═════ Data excerpt ═════

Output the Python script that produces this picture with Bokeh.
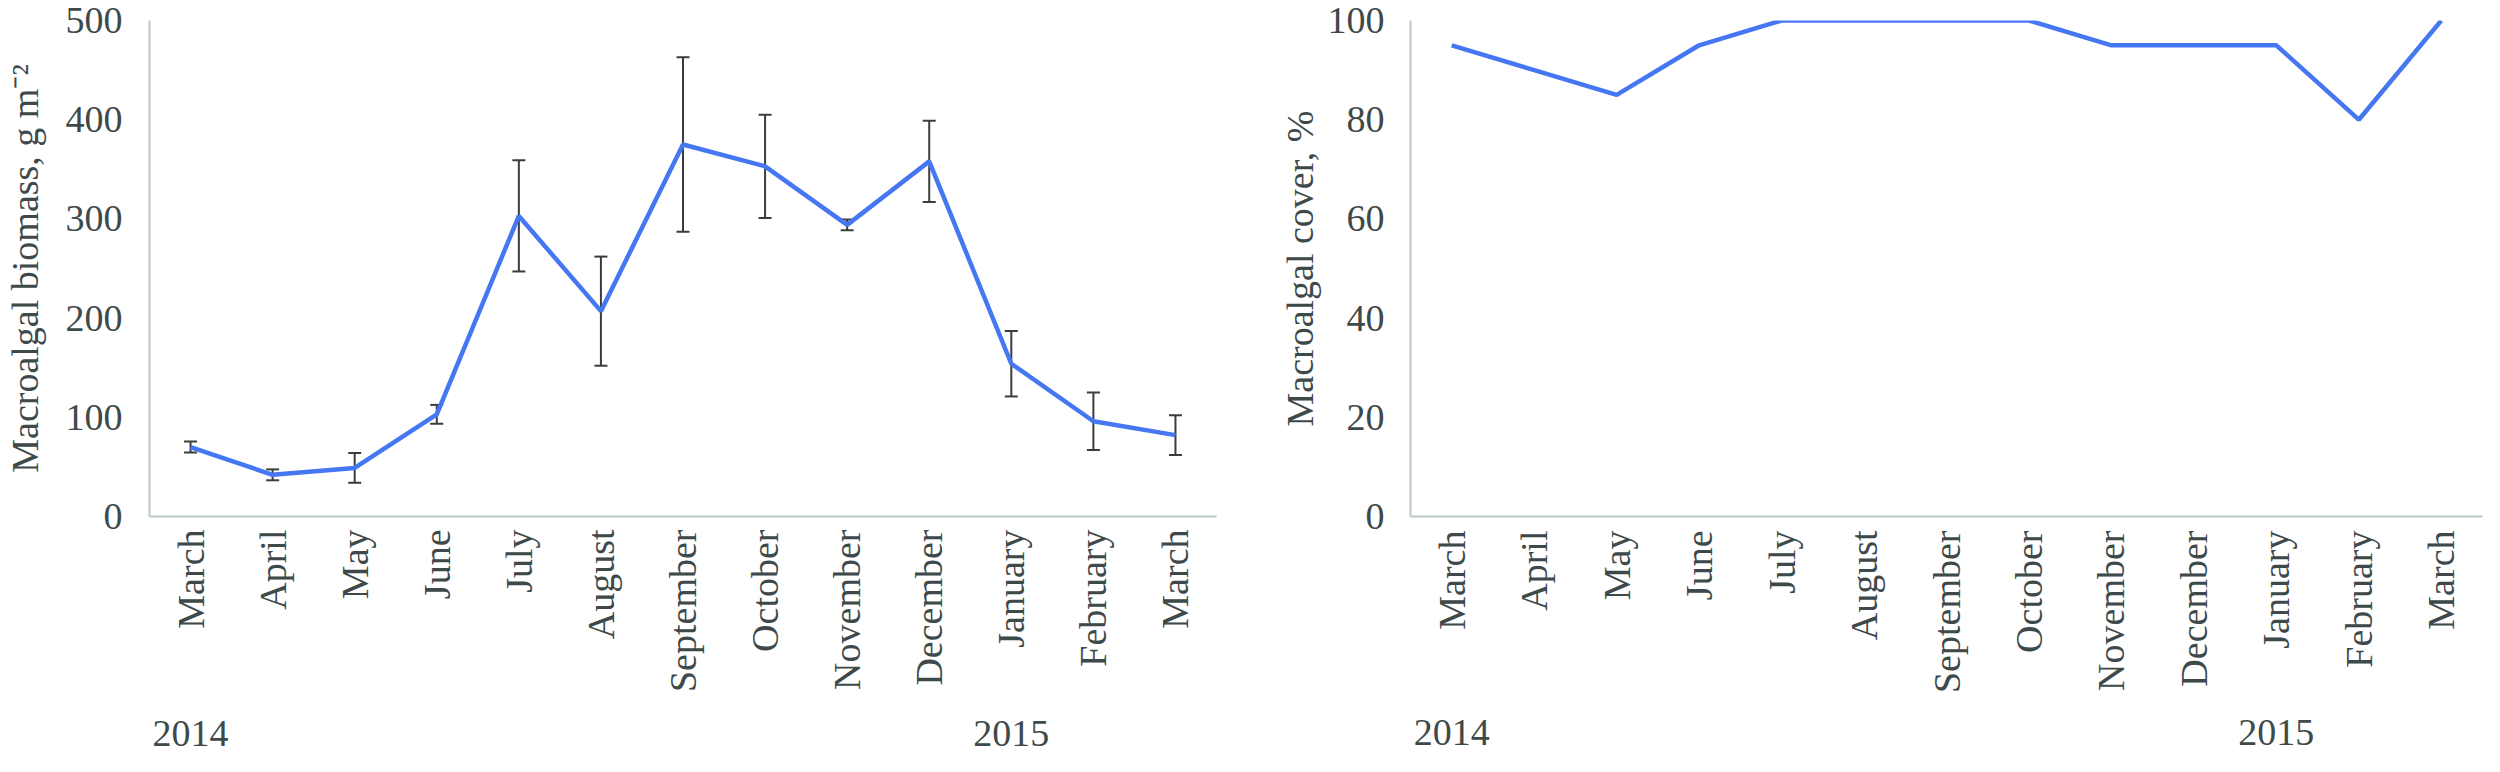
from bokeh.plotting import figure
from bokeh.models import (FactorRange, Range1d, Whisker, ColumnDataSource, TeeHead,
                          CategoricalAxis)
from bokeh.layouts import row
from bokeh.embed import file_html
from bokeh.resources import INLINE

# ---- data ----
months = ["March", "April", "May", "June", "July", "August", "September",
          "October", "November", "December", "January", "February", "March"]
years = ["2014"] * 10 + ["2015"] * 3
biomass = [70, 42, 49, 103, 303, 207, 375, 353, 294, 358, 154, 96, 82]
biomass_err = [5.5, 5.5, 15, 9.5, 56, 55, 88, 52, 5.5, 41, 33, 29, 20]
cover = [95, 90, 85, 95, 100, 100, 100, 100, 95, 95, 95, 80, 100]
biomass_ticks = [0, 100, 200, 300, 400, 500]
cover_ticks = [0, 20, 40, 60, 80, 100]

ZW = "\u200b"
# month factors (unique, repeats padded with zero-width spaces)
factors = []
for m in months:
    f = m
    while f in factors:
        f += ZW
    factors.append(f)
# year factors: the year under its first month, blanks elsewhere
year_factors = []
for i, y in enumerate(years):
    year_factors.append(y if y not in year_factors else ZW * (i + 1))

FONT = "Liberation Serif"
TXT = "#3e494a"
AXIS = "#bcc7c7"
BLUE = "#4677F2"
ERR = "#3a3d3d"
FS = "38px"


def base_axis(ax):
    ax.major_tick_line_color = None
    ax.minor_tick_line_color = None
    ax.major_tick_out = 0
    ax.major_tick_in = 0
    ax.minor_tick_out = 0
    ax.minor_tick_in = 0
    ax.major_label_text_font = FONT
    ax.major_label_text_font_size = FS
    ax.major_label_text_color = TXT


def style(p, ylabel, ticks, ystand, lstand, xstand, ystand2):
    p.xgrid.visible = False
    p.ygrid.visible = False
    p.outline_line_color = None
    p.background_fill_color = "white"
    p.border_fill_color = "white"
    for ax in (p.xaxis[0], p.yaxis[0]):
        base_axis(ax)
        ax.axis_line_color = AXIS
        ax.axis_line_width = 2
    p.yaxis.ticker = ticks
    p.yaxis.major_label_standoff = ystand
    p.yaxis.axis_label = ylabel
    p.yaxis.axis_label_text_font = FONT
    p.yaxis.axis_label_text_font_size = FS
    p.yaxis.axis_label_text_font_style = "normal"
    p.yaxis.axis_label_text_color = TXT
    p.yaxis.axis_label_standoff = lstand
    p.xaxis.major_label_orientation = 3.14159265 / 2
    p.xaxis.major_label_standoff = xstand
    p.extra_x_ranges = {"yr": FactorRange(*year_factors)}
    yax = CategoricalAxis(x_range_name="yr")
    base_axis(yax)
    yax.axis_line_color = None
    yax.major_label_standoff = ystand2
    p.add_layout(yax, "below")


p1 = figure(width=1260, height=756, x_range=FactorRange(*factors), title=None,
            y_range=Range1d(0, 500), output_backend="svg", toolbar_location=None,
            min_border_left=145, min_border_right=44, min_border_top=10,
            min_border_bottom=235)
style(p1, "Macroalgal biomass, g m\u207b\u00b2", biomass_ticks, 27, 17, 13, 16)

src1 = ColumnDataSource(dict(
    x=factors, y=biomass,
    upper=[v + e for v, e in zip(biomass, biomass_err)],
    lower=[v - e for v, e in zip(biomass, biomass_err)]))
p1.add_layout(Whisker(base="x", upper="upper", lower="lower", source=src1,
                      line_color=ERR, line_width=2,
                      upper_head=TeeHead(size=13, line_color=ERR, line_width=2),
                      lower_head=TeeHead(size=13, line_color=ERR, line_width=2)))
p1.line(x="x", y="y", source=src1, line_color=BLUE, line_width=4.5)

p2 = figure(width=1224, height=756, x_range=FactorRange(*factors), title=None,
            y_range=Range1d(0, 100), output_backend="svg", toolbar_location=None,
            min_border_left=150, min_border_right=2, min_border_top=20,
            min_border_bottom=224)
style(p2, "Macroalgal cover, %", cover_ticks, 26, 4, 14, 14)
src2 = ColumnDataSource(dict(x=factors, y=cover))
p2.line(x="x", y="y", source=src2, line_color=BLUE, line_width=4.5)

layout = row(p1, p2)
open("out.html", "w").write(file_html(layout, INLINE))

═════

■ **Job**: Identify the lines that contain the string "with", and copy every one of them.

■ **Answer for this exercise**:
Output the Python script that produces this picture with Bokeh.
# month factors (unique, repeats padded with zero-width spaces)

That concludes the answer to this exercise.